Obsessed Runner Blog
2022.03.16 - The high value run miles
I just finished a long run and the final miles were a painful struggle, so difficult in fact, that I totally forgot that that’s why the heck we run long runs! All those early miles that go by easily are necessary, they get us to the high value miles, the ones we came for, the miles that prepare us for the next longer run. So, when the hurt hits, say to yourself, finally, the good stuff!
Grimace, then smile, suffer and grow,
Randy Step, an admitted obsessed runner, with a lousy memory when it comes to pain …
2022.03.09 - You can skip the run
When it comes to the daily run it’s a personal choice if we run, or skip it. We sometimes need to be reminded that, this is what we do for fun! As my friend John A. says, “If it’s not fun, don’t do it!” Life throws a ton of stress our way, stress we may have little control over. Running on the other hand, might come with some stress but it’s stress we put upon ourselves, stress we control. So, go run and beat yourself up on the run, but don’t beat yourself up if you skip the run or the run goes bad or race goes bad or any negative aspect of running, even an injury. When you finish a run, if you’re not smiling it’s time to rethink things.
Run, smile, repeat, or don’t run, it’s OK!
Randy Step, an admitted obsessed runner who just took 3 days off, mostly by choice … And I am writing this as a reminder to myself as usual!

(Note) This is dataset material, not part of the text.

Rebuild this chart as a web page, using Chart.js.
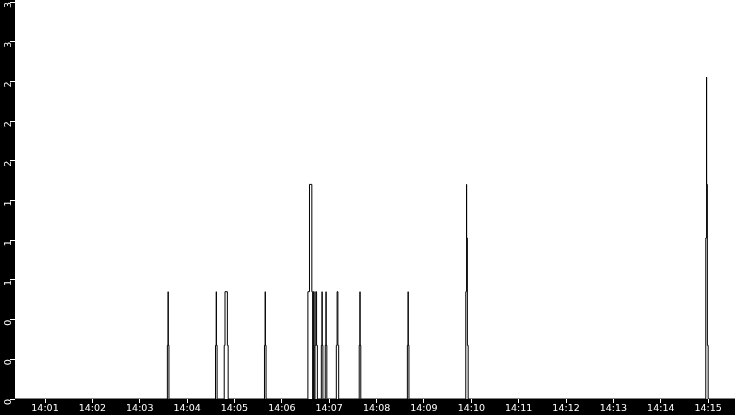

2022.03.02 - Running, pain, and joy
Running seems so simple, one foot follows another as we go from point A to point B. The reality is much deeper. Running is difficult on many levels. It is physically hard, taxing all systems of the body from muscles, tendons and ligaments to the lungs, heart, veins and arteries. Runnning is mentally difficult from the time management required to fit the run in to our busy lives to the constant struggle with our brain and body trying to convince us to walk. To the non-runner, the big question must be, why? To the runner, especially just after finishing a few, or many, punishing miles, the answer to this question is as complicated and deep as the run itself, perhaps with no adequate way to explain the pure joy of what we just did, without experiencing it.
Let’s go earn that joy,
Randy Step, an admitted obsessed runner who often feels miserable during the run but always finishes feeling grateful for what the run has given back to me, exponentially more than what I put into it. Amen.